Dave’s workshop is located in old abandoned post office, witch is by now stripped from all relais, heavy switches, control lichts, and pushbuttons ;).
We had 2 of those big motors, the first shredder we build ended up in a school, so I wanted to make a decent safe box. But the only thermal safety relais to be found were a 1.6 and a 6 amp one. The 1.6 was too light and the lowest setting on the 6Amp was still too High :(.
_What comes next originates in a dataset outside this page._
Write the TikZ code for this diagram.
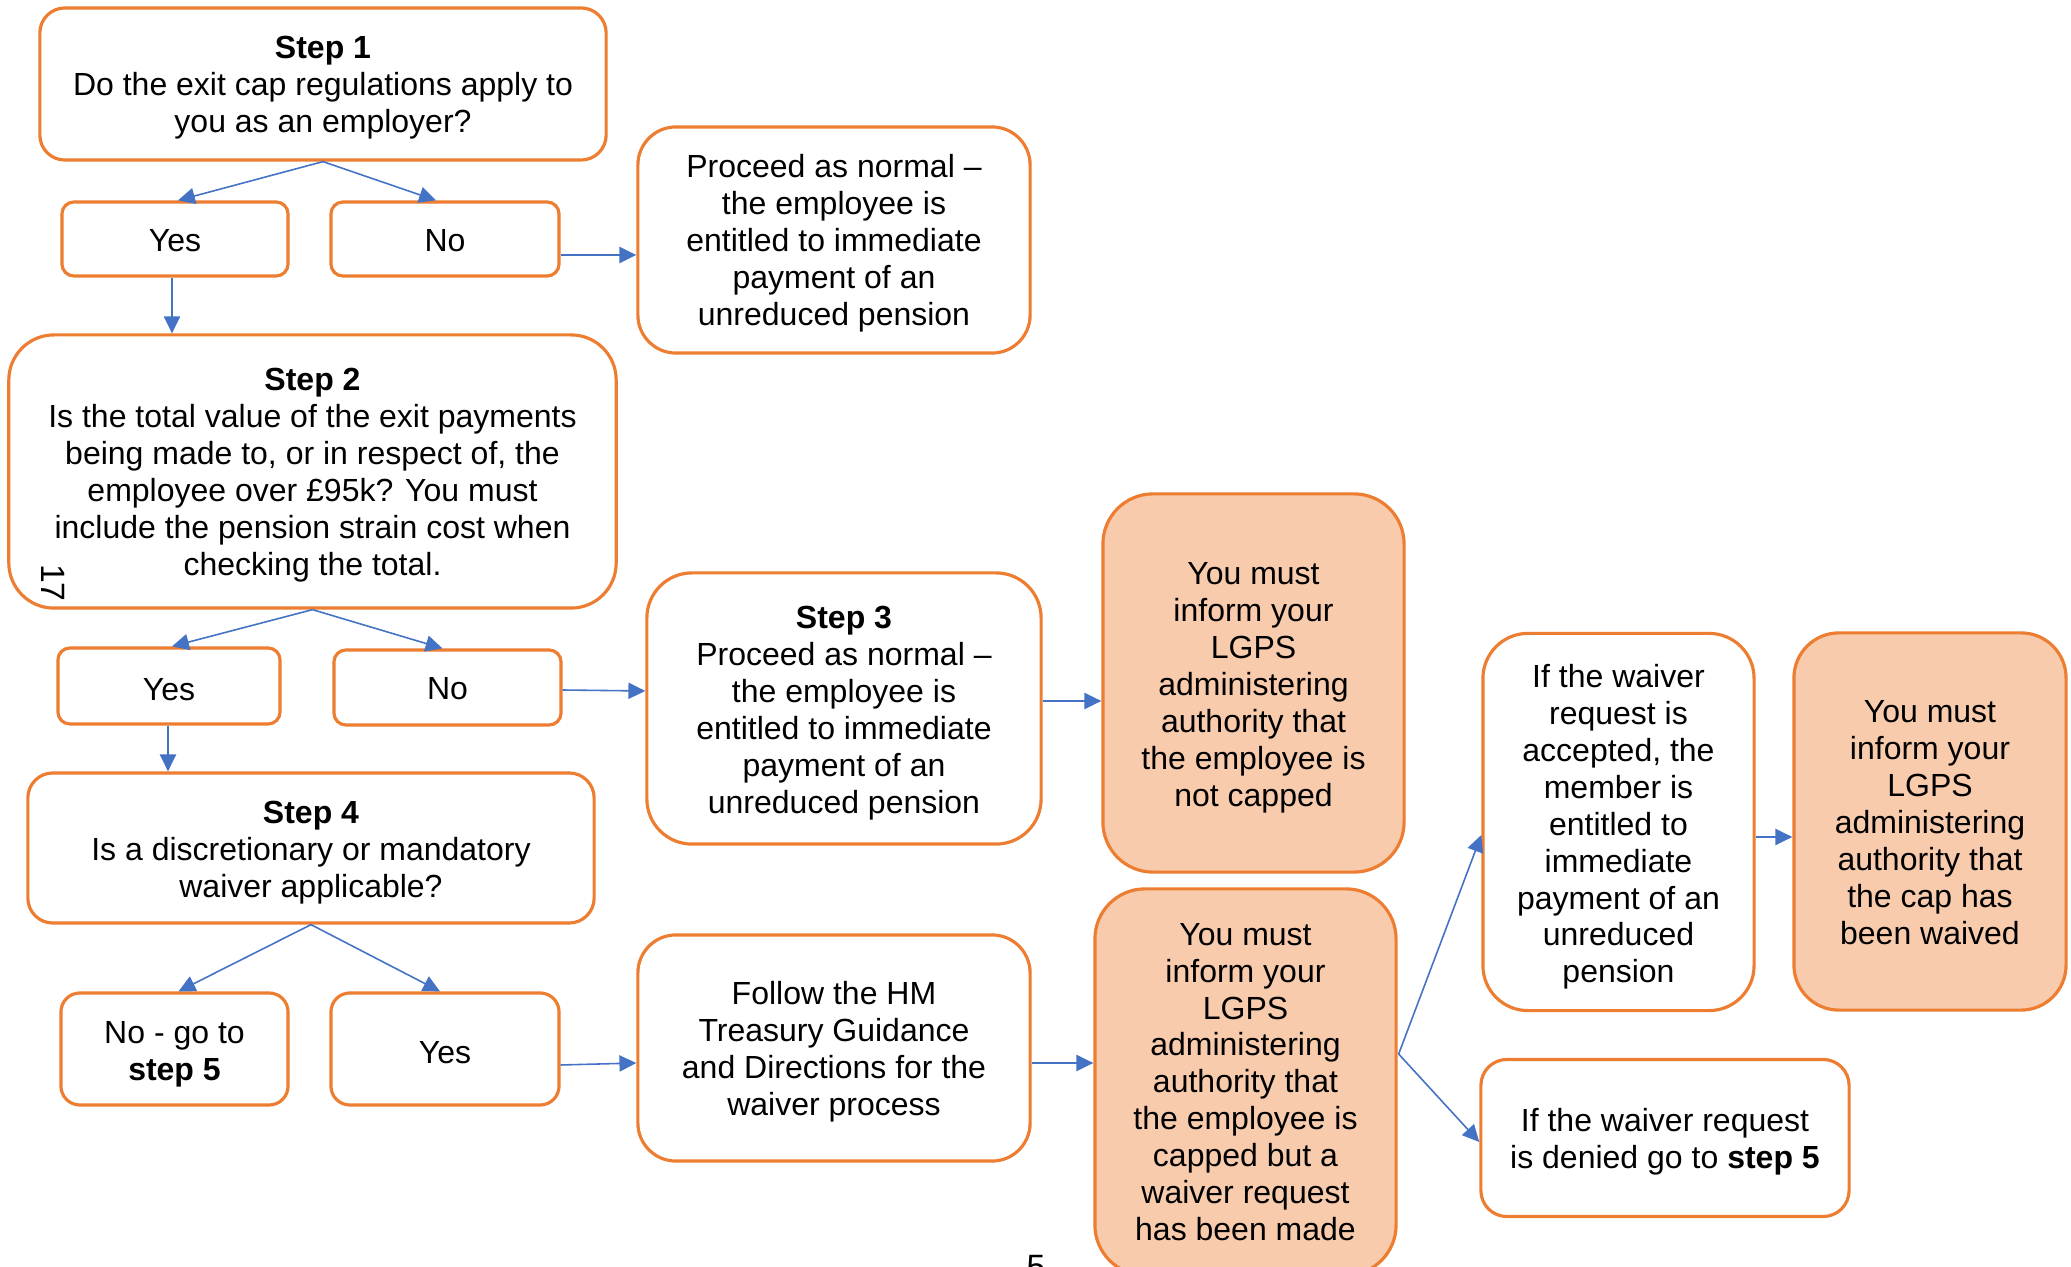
\documentclass[tikz,border=0pt]{standalone}
\usepackage{fontspec}
\setmainfont{Liberation Sans}
\usetikzlibrary{arrows.meta,calc}
\definecolor{orgline}{HTML}{ED7D31}
\definecolor{peach}{HTML}{F8CBAD}
\definecolor{arrblue}{HTML}{4472C4}
\tikzset{
  box/.style={draw=orgline, line width=0.9pt, fill=white, inner sep=0pt},
  fbox/.style={box, fill=peach},
  txt/.style={align=center, inner sep=0pt, font=\fontsize{9.1}{10.5}\selectfont, yshift=-1pt},
  arr/.style={draw=arrblue, line width=0.45pt, -{Triangle[length=4.8pt,width=4.6pt]}},
  pagenum/.style={font=\fontsize{9.6}{11}\selectfont, inner sep=0pt}
}
\begin{document}
\begin{tikzpicture}[x=0.01cm,y=-0.01cm]
\useasboundingbox (0,0) rectangle (2071,1267);
% nodes
\node[box, minimum width=5.66cm, minimum height=1.52cm, rounded corners=0.25cm,
  label={[txt]center:{\textbf{Step 1}\\Do the exit cap regulations apply to\\you as an employer?}}] (s1) at (323,84) {};
\node[box, minimum width=2.26cm, minimum height=0.74cm, rounded corners=0.12cm,
  label={[txt,yshift=0.6pt]center:{Yes}}] (y1) at (175,239) {};
\node[box, minimum width=2.28cm, minimum height=0.74cm, rounded corners=0.12cm,
  label={[txt,yshift=0.6pt]center:{No}}] (n1) at (445,239) {};
\node[box, minimum width=3.92cm, minimum height=2.26cm, rounded corners=0.38cm,
  label={[txt]center:{Proceed as normal –\\the employee is\\entitled to immediate\\payment of an\\unreduced pension}}] (p1) at (834,240) {};
\node[box, minimum width=6.07cm, minimum height=2.73cm, rounded corners=0.45cm,
  label={[txt]center:{\textbf{Step 2}\\Is the total value of the exit payments\\being made to, or in respect of, the\\employee over £95k? You must\\include the pension strain cost when\\checking the total.}}] (s2) at (312.5,471.5) {};
\node[box, minimum width=2.22cm, minimum height=0.76cm, rounded corners=0.12cm,
  label={[txt]center:{Yes}}] (y2) at (169,686) {};
\node[box, minimum width=2.27cm, minimum height=0.75cm, rounded corners=0.12cm,
  label={[txt,yshift=0.6pt]center:{No}}] (n2) at (447.5,687.5) {};
\node[box, minimum width=3.94cm, minimum height=2.71cm, rounded corners=0.45cm,
  label={[txt,yshift=-0.4pt]center:{\textbf{Step 3}\\Proceed as normal –\\the employee is\\entitled to immediate\\payment of an\\unreduced pension}}] (s3) at (844,708.5) {};
\node[fbox, minimum width=3.01cm, minimum height=3.78cm, rounded corners=0.5cm,
  label={[txt,yshift=-0.4pt]center:{You must\\inform your\\LGPS\\administering\\authority that\\the employee is\\not capped}}] (nc) at (1253.5,683) {};
\node[box, minimum width=5.66cm, minimum height=1.50cm, rounded corners=0.25cm,
  label={[txt,yshift=-0.4pt]center:{\textbf{Step 4}\\Is a discretionary or mandatory\\waiver applicable?}}] (s4) at (311,848) {};
\node[box, minimum width=2.27cm, minimum height=1.12cm, rounded corners=0.19cm,
  label={[txt,yshift=-0.4pt]center:{No - go to\\\textbf{step 5}}}] (ng) at (174.5,1049) {};
\node[box, minimum width=2.28cm, minimum height=1.12cm, rounded corners=0.19cm,
  label={[txt]center:{Yes}}] (y4) at (445,1049) {};
\node[box, minimum width=3.92cm, minimum height=2.26cm, rounded corners=0.38cm,
  label={[txt]center:{Follow the HM\\Treasury Guidance\\and Directions for the\\waiver process}}] (fo) at (834,1048) {};
\node[fbox, minimum width=3.01cm, minimum height=3.86cm, rounded corners=0.5cm,
  label={[txt,yshift=1pt]center:{You must\\inform your\\LGPS\\administering\\authority that\\the employee is\\capped but a\\waiver request\\has been made}}] (cp) at (1245.5,1082) {};
\node[box, minimum width=2.71cm, minimum height=3.77cm, rounded corners=0.45cm,
  label={[txt,yshift=-0.4pt]center:{If the waiver\\request is\\accepted, the\\member is\\entitled to\\immediate\\payment of an\\unreduced\\pension}}] (ac) at (1618.5,822) {};
\node[fbox, minimum width=2.72cm, minimum height=3.77cm, rounded corners=0.45cm,
  label={[txt,yshift=0.6pt]center:{You must\\inform your\\LGPS\\administering\\authority that\\the cap has\\been waived}}] (wv) at (1930,821.5) {};
\node[box, minimum width=3.68cm, minimum height=1.57cm, rounded corners=0.26cm,
  label={[txt]center:{If the waiver request\\is denied go to \textbf{step 5}}}] (dn) at (1665,1138) {};
\node[pagenum, rotate=-90] (pg17) at (53,583) {17};
\node[pagenum, anchor=base] (pg5) at (1036,1279) {5};
% connectors
\draw[arr] (s1.south) -- ($(y1.north)+(3,0)$);
\draw[arr] (s1.south) -- ($(n1.north)+(-9,0)$);
\draw[arr] ($(y1.south)+(-3,0)$) -- ($(s2.north -| y1.south)+(-3,0)$);
\draw[arr] ($(n1.east)+(0,16)$) -- ($(p1.west)+(0,15)$);
\draw[arr] (s2.south) -- ($(y2.north)+(3,0)$);
\draw[arr] (s2.south) -- ($(n2.north)+(-5,0)$);
\draw[arr] ($(n2.east)+(0,2.5)$) -- ($(s3.west)+(0,-17.5)$);
\draw[arr] ($(y2.south)+(-1,0)$) -- ($(s4.north -| y2.south)+(-1,0)$);
\draw[arr] ($(s3.east)+(0,-7.5)$) -- ($(nc.west)+(0,18)$);
\draw[arr] (s4.south) -- ($(ng.north)+(4,0)$);
\draw[arr] (s4.south) -- ($(y4.north)+(-5,0)$);
\draw[arr] ($(y4.east)+(0,16)$) -- ($(fo.west)+(0,15)$);
\draw[arr] ($(fo.east)+(0,15)$) -- ($(cp.west)+(0,-19)$);
\coordinate (cpout) at ($(cp.east)+(1,-28)$);
\draw[arr] (cpout) -- ($(ac.west)+(0,13)$);
\draw[arr] (cpout) -- ($(dn.west)+(0,4)$);
\draw[arr] ($(ac.east)+(0,15)$) -- ($(wv.west)+(0,15.5)$);
\end{tikzpicture}
\end{document}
We could use a volunteer to make a decent electrics drawing….
In my opinion (for 3phase reversed systems) we should have a main switch, 2 springloaded pushbuttons for forward and reverse, the forward button powers a holding relais so when he thermal breaks it will not start when push the safety in again :(. And off Corse the 2 heavy motorrelais..

06/06/2016 at 19:54

Hey all, thanks for sharing
We too have found the 1.5Kw, monophase, 70rpm, option a good one, although the motor is very big and heavy.
We think it’s an overkill too, but I hadn’t thought of the

We’ve also managed to convert a triphase motor to monophase. As said in the document, it is possible. Will get the guy who help us do it give us some pointers

@keesdeligt and @paulfreed, you seem to know enough about this…do you have any pointers besides the one in the document?

07/06/2016 at 16:53

Hi @keesdeligt


Ahh, I see. Thanks for the info. I almost went for that option too, but got lazy thinking about all the extra wiring i’d have to do. Plus someone told me the safest reversing contactor systems are those that are mechanically interlocked, but they were expensive. …which comes out to just below the price of an inverter anyway.

When I get some time I would gladly do some wiring diagrams for you guys.